Crítica | Sem Amor
Primeiramente, eis um filme que deveria se chamar “Sem Comunicação”. Diferente do regular e insosso A Chegada, de 2016, o filme russo é um tratado ainda mais inexpressivo sobre dois fenômenos que assolam os tempos contemporâneos (e o cinema europeu) há um bom tempo, com a tecnologia (de nós, para nós) nos tornando reféns de seus comodismos, indo além disso no mau sentido. Uma família quebrada por um divórcio, mas antes de tudo, pelo aparente e sabidamente verdadeiro rasgo rotineiro de laços entre seus membros desinteressantes; um nó familiar que a trama tenta recosturar (não até o fim), ao longo de duas intermináveis horas.
Horas acerca de um vácuo existencial tão supérfluo que chega a ser risível, a respeito de um niilismo cinematográfico que nas mãos erradas, prova-se mais que insuportável, eu diria ofensivo mesmo para a percepção de qualquer um(a).

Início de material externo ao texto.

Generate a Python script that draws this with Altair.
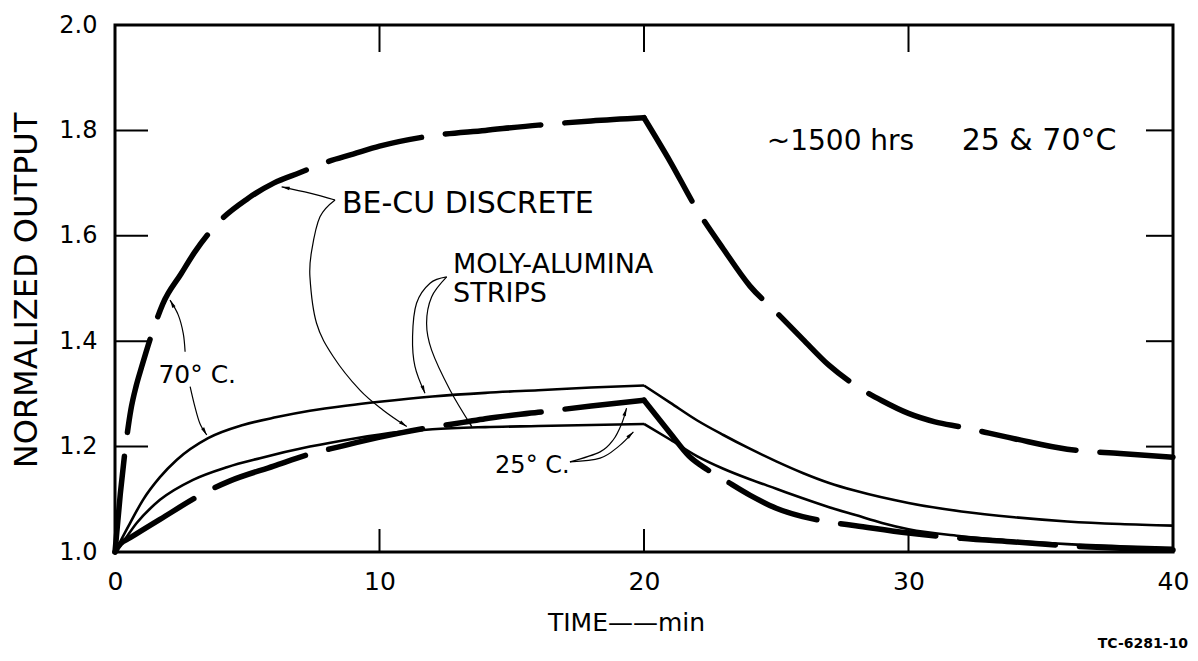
import math
import altair as alt
import pandas as pd

# ---------------- data ----------------
# time in minutes, normalized output
# BE-CU discrete, 70 C (heavy dashed, upper curve)
becu70_rise_x = [0, 0.2, 0.4, 0.6, 0.8, 1.0, 1.5, 1.8, 2.5, 3.0, 4.0, 5.0, 6.0, 7.0, 8.0, 9.0, 10, 12, 14, 16, 18, 20]
becu70_rise_y = [1.0, 1.11, 1.2, 1.27, 1.315, 1.35, 1.43, 1.47, 1.528, 1.568, 1.63, 1.67, 1.70, 1.72, 1.74, 1.755, 1.77, 1.79, 1.80, 1.81, 1.818, 1.824]
becu70_fall_x = [20, 21, 22, 23, 24, 25, 26, 27, 28, 29, 30, 31, 32, 34, 36, 38, 40]
becu70_fall_y = [1.824, 1.74, 1.65, 1.575, 1.505, 1.455, 1.404, 1.354, 1.316, 1.287, 1.263, 1.247, 1.237, 1.215, 1.195, 1.187, 1.18]

# BE-CU discrete, 25 C (heavy dashed, lower curve)
becu25_rise_x = [0, 0.2, 0.57, 1.7, 3.6, 4.35, 6, 7.37, 8.5, 9.15, 10.8, 12, 13.16, 14, 16, 18, 20]
becu25_rise_y = [1.0, 1.015, 1.027, 1.062, 1.118, 1.135, 1.163, 1.186, 1.2, 1.208, 1.226, 1.237, 1.246, 1.253, 1.265, 1.277, 1.288]
becu25_fall_x = [20, 21, 21.7, 22.4, 23, 24, 25, 26, 27, 28, 30, 32, 34, 36, 38, 40]
becu25_fall_y = [1.288, 1.225, 1.182, 1.156, 1.138, 1.108, 1.083, 1.067, 1.057, 1.05, 1.036, 1.026, 1.019, 1.012, 1.007, 1.004]

# Moly-alumina strips, 70 C (solid, upper)
moly70_rise_x = [0, 0.2, 0.57, 1.06, 1.7, 2.34, 3.52, 4.84, 6.12, 7.37, 8.8, 10, 12, 14, 16, 18, 20]
moly70_rise_y = [1.0, 1.02, 1.055, 1.099, 1.142, 1.175, 1.216, 1.241, 1.256, 1.268, 1.278, 1.285, 1.295, 1.302, 1.307, 1.312, 1.316]
moly70_fall_x = [20, 21, 22, 23, 24, 25, 26, 27, 28, 30, 32, 34, 36, 38, 40]
moly70_fall_y = [1.316, 1.283, 1.25, 1.222, 1.196, 1.172, 1.15, 1.131, 1.116, 1.093, 1.077, 1.066, 1.058, 1.053, 1.05]

# Moly-alumina strips, 25 C (solid, lower)
moly25_rise_x = [0, 0.2, 0.82, 1.7, 2.95, 4.23, 5.48, 7.37, 9, 10.8, 12, 14, 16, 18, 20]
moly25_rise_y = [1.0, 1.012, 1.055, 1.099, 1.137, 1.161, 1.178, 1.2, 1.215, 1.228, 1.233, 1.237, 1.239, 1.241, 1.243]
moly25_fall_x = [20, 21, 22, 23, 24, 25, 26, 27, 28, 29, 30, 32, 34, 36, 38, 40]
moly25_fall_y = [1.243, 1.213, 1.182, 1.158, 1.138, 1.12, 1.102, 1.085, 1.07, 1.055, 1.043, 1.03, 1.021, 1.015, 1.011, 1.008]

# axis ticks
x_ticks = [0, 10, 20, 30, 40]
y_ticks = [1.0, 1.2, 1.4, 1.6, 1.8, 2.0]
x_inner_ticks = [10, 20, 30]
y_inner_ticks = [1.2, 1.4, 1.6, 1.8]

# annotation labels (text, x, y baseline, font size)
label_text = ["BE-CU DISCRETE", "MOLY-ALUMINA", "STRIPS", "70\u00b0 C.", "25\u00b0 C.", "~1500 hrs", "25 & 70\u00b0C"]
label_x = [8.58, 12.78, 12.78, 1.64, 14.37, 24.64, 32.01]
label_y = [1.643, 1.530, 1.474, 1.321, 1.149, 1.763, 1.763]
label_size = [30, 27, 27, 25, 24, 28, 30]

# leader lines (annotation pointers), each ending in an arrowhead
lead_becu_a_x = [8.32, 7.37, 6.30]
lead_becu_a_y = [1.668, 1.681, 1.693]
lead_becu_b_x = [8.32, 7.75, 7.44, 7.37, 7.62, 8.25, 9.26, 10.14, 11.03]
lead_becu_b_y = [1.668, 1.636, 1.573, 1.522, 1.434, 1.371, 1.307, 1.269, 1.238]
lead_moly_a_x = [12.54, 11.91, 11.4, 11.25, 11.34, 11.72]
lead_moly_a_y = [1.522, 1.51, 1.472, 1.409, 1.352, 1.301]
lead_moly_b_x = [12.54, 11.97, 11.78, 11.97, 12.67, 13.49]
lead_moly_b_y = [1.522, 1.484, 1.434, 1.383, 1.307, 1.238]
lead_70_a_x = [2.65, 2.58, 2.39, 2.08]
lead_70_a_y = [1.38, 1.415, 1.45, 1.478]
lead_70_b_x = [2.84, 3.02, 3.21, 3.47]
lead_70_b_y = [1.314, 1.276, 1.244, 1.222]
lead_25_a_x = [17.2, 18.34, 18.84, 19.16, 19.34]
lead_25_a_y = [1.171, 1.19, 1.213, 1.244, 1.273]
lead_25_b_x = [17.2, 18.34, 19.03, 19.6]
lead_25_b_y = [1.171, 1.178, 1.2, 1.228]

# ---------------- build tables ----------------
W, H = 1058, 527
X_DOM = [0, 40]
Y_DOM = [1.0, 2.0]


def seg(name, style, xs, ys):
    return pd.DataFrame({"t": xs, "v": ys, "seg": name, "style": style})


curves = pd.concat([
    seg("becu70_rise", "dash", becu70_rise_x, becu70_rise_y),
    seg("becu70_fall", "dash", becu70_fall_x, becu70_fall_y),
    seg("becu25_rise", "dash", becu25_rise_x, becu25_rise_y),
    seg("becu25_fall", "dash", becu25_fall_x, becu25_fall_y),
    seg("moly70_rise", "solid", moly70_rise_x, moly70_rise_y),
    seg("moly70_fall", "solid", moly70_fall_x, moly70_fall_y),
    seg("moly25_rise", "solid", moly25_rise_x, moly25_rise_y),
    seg("moly25_fall", "solid", moly25_fall_x, moly25_fall_y),
], ignore_index=True)

leaders_src = {
    "becu_a": (lead_becu_a_x, lead_becu_a_y),
    "becu_b": (lead_becu_b_x, lead_becu_b_y),
    "moly_a": (lead_moly_a_x, lead_moly_a_y),
    "moly_b": (lead_moly_b_x, lead_moly_b_y),
    "t70_a": (lead_70_a_x, lead_70_a_y),
    "t70_b": (lead_70_b_x, lead_70_b_y),
    "t25_a": (lead_25_a_x, lead_25_a_y),
    "t25_b": (lead_25_b_x, lead_25_b_y),
}
lead_rows, head_rows = [], []
for name, (xs, ys) in leaders_src.items():
    for i, (a, b) in enumerate(zip(xs, ys)):
        lead_rows.append({"t": a, "v": b, "lead": name, "i": i})
    dx = (xs[-1] - xs[-2]) * W / (X_DOM[1] - X_DOM[0])
    up = (ys[-1] - ys[-2]) * H / (Y_DOM[1] - Y_DOM[0])
    ang = math.degrees(math.atan2(dx, up)) % 360
    head_rows.append({"t": xs[-1], "v": ys[-1], "ang": ang})
leaders = pd.DataFrame(lead_rows)
heads = pd.DataFrame(head_rows)

labels = pd.DataFrame({"t": label_x, "v": label_y, "txt": label_text, "fs": label_size})

FONT = "DejaVu Sans"
xscale = alt.Scale(domain=X_DOM, nice=False, zero=False)
yscale = alt.Scale(domain=Y_DOM, nice=False, zero=False)

X_AXIS = alt.Axis(
    values=x_ticks, title="TIME\u2014\u2014min", labelFontSize=25, labelFont=FONT,
    tickSize=0, domain=False, grid=False, labelPadding=17, labelColor="black", labelFlush=False,
    titleFont=FONT, titleFontSize=25, titleFontWeight="normal", titleColor="black",
    titleX=511, titleY=58, titleAnchor="middle")
Y_AXIS = alt.Axis(
    values=y_ticks, format=".1f", title="NORMALIZED OUTPUT", labelFontSize=24, labelFont=FONT,
    tickSize=0, domain=False, grid=False, labelPadding=18, labelColor="black", labelFlush=False,
    titleFont=FONT, titleFontSize=32, titleFontWeight="normal", titleColor="black",
    titleAngle=270, titleBaseline="middle", titleX=-89, titleY=265)


def X(field="t:Q"):
    return alt.X(field, scale=xscale, axis=X_AXIS)


def Y(field="v:Q"):
    return alt.Y(field, scale=yscale, axis=Y_AXIS)


dash_lines = alt.Chart(curves).transform_filter(alt.datum.style == "dash").mark_line(
    color="black", strokeWidth=5.5, strokeDash=[96, 24], strokeCap="round", interpolate="monotone"
).encode(x=X(), y=Y(), detail="seg:N")

solid_lines = alt.Chart(curves).transform_filter(alt.datum.style == "solid").mark_line(
    color="black", strokeWidth=2.6, interpolate="monotone"
).encode(x=X(), y=Y(), detail="seg:N")

leader_lines = alt.Chart(leaders).mark_line(
    color="black", strokeWidth=1.2, interpolate="cardinal"
).encode(x=X(), y=Y(), detail="lead:N", order=alt.Order("i:Q"))

arrow_heads = alt.Chart(heads).mark_point(
    shape="M0,0L0.38,1.7L-0.38,1.7Z", filled=True, color="black", opacity=1, size=90
).encode(x=X(), y=Y(), angle=alt.Angle("ang:Q", scale=None))

texts = alt.Chart(labels).mark_text(
    align="left", baseline="alphabetic", font=FONT, color="black"
).encode(x=X(), y=Y(), text="txt:N", size=alt.Size("fs:Q", scale=None))

code_label = alt.Chart(pd.DataFrame({"txt": ["TC-6281-10"]})).mark_text(
    align="right", baseline="alphabetic", font=FONT, fontSize=14, fontWeight="bold", color="black"
).encode(text="txt:N", x=alt.value(W + 15), y=alt.value(H + 96))

yt = pd.DataFrame({"v": y_inner_ticks})
xt = pd.DataFrame({"t": x_inner_ticks})
tick_left = alt.Chart(yt).mark_rule(color="black", strokeWidth=2).encode(
    y=Y(), x=alt.value(0), x2=alt.value(33))
tick_right = alt.Chart(yt).mark_rule(color="black", strokeWidth=2).encode(
    y=Y(), x=alt.value(W - 27), x2=alt.value(W))
tick_bottom = alt.Chart(xt).mark_rule(color="black", strokeWidth=2).encode(
    x=X(), y=alt.value(H - 23), y2=alt.value(H))
tick_top = alt.Chart(xt).mark_rule(color="black", strokeWidth=2).encode(
    x=X(), y=alt.value(0), y2=alt.value(27))

chart = alt.layer(
    dash_lines, solid_lines, leader_lines, arrow_heads, texts, code_label,
    tick_left, tick_right, tick_bottom, tick_top,
).properties(
    width=W, height=H,
    autosize=alt.AutoSizeParams(type="none"),
    padding={"left": 107, "top": 17, "right": 17, "bottom": 98},
    background="white",
).configure_view(
    stroke="black", strokeWidth=3
)

chart.save("out.html", embed_options={"renderer": "svg", "actions": False})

Lidar com o nada, com a falta da substância convertendo-a, através de uma história familiar, num substancial de bom gosto digno de um apetite cinéfilo genuíno é uma tarefa pra poucos, pra quem se conta nos dedos de uma mão só, e digamos que o cineasta Andrey Zvyagintsev não figura nem lá pelo vigésimo dedo, da quarta mão depois de Sem Amor – isso porque a abstração quase que total de um tema pode ser uma ação, uma estratégia cara demais para o pobre artista submetido a ela.
Fato é que o cinema contemporâneo do velho continente e de outras partes do mundo vem sendo castigado por isso, por uma subutilização farsesca, uma secagem de grandes tópicos que poderiam ser muito mais bem explorados, ao invés de pobremente expostos numa espécie de falta de fé na história, na imagem e no sentido da mesma. Esse esvaziamento é sentido em todas as cenas do longa, em especial quando esposa e marido conversam sobre o desaparecimento do próprio filho, ou quando, numa busca frustrada pelo garoto em uma floresta gelada, tudo é tão rápida e cinicamente resolvido que faz com quem 2001 – Uma Odisseia no Espaço, de Stanley Kubrick, tenha uma carga emocional digna de lágrimas.
Diferente de David Fincher em Garota Exemplar, que usa de sua frieza para extrair dela algo muito maior, estimulante e inteligente, nos deixando hipnotizados sobre o sumiço de alguém e os desdobramentos a partir disso, Andrey não enxerga nada além de um mundo gélido, imparcial e sem fundamento algum de nada, sobre nada, e isso não é capricho seu, mas de vários outros cineastas na ativa, iniciantes ou não, que encontram na falta de posicionamento sobre um assunto uma praça segura para discursarem seus pontos de vista. Ingmar Bergman e Andrei Tarkovski, principalmente, seguem imbatíveis no Cinema de excelente qualidade quando o assunto é existencialismo, ou a falta de sentido na vida humana, antiga, moderna ou atual – só a tecnologia mudou, nós e o cerne da nossa vida, longe disso.
Enquanto os mestres sueco e soviético em Solaris, ou Gritos e Sussurros, buscavam respostas e uma (im)provável direção pelo vazio das coisas, tateando com esmero no escuro de suas inesquecíveis e norteantes experimentações expressivas, inquietos tal qual duas crianças hiper curiosas que não enxergam nuvens lá em cima, mas a simbologia de fantásticas criaturas embasadas num fenômeno cúmulo-nimbo, outros de seus seguidores, talvez imitadores sem vergonha encaram as nuvens, ou no máximo, alguma formação sem graça vagando no vácuo sobre as nossas cabeças. Em oposição a Leviatã, de 2014, que ainda guardava alguma graça pelo menos na ambientação da história, Sem Amor é isso: Uma única nuvem, branca e incomunicável, num banal ciano celeste de friezas infinitas.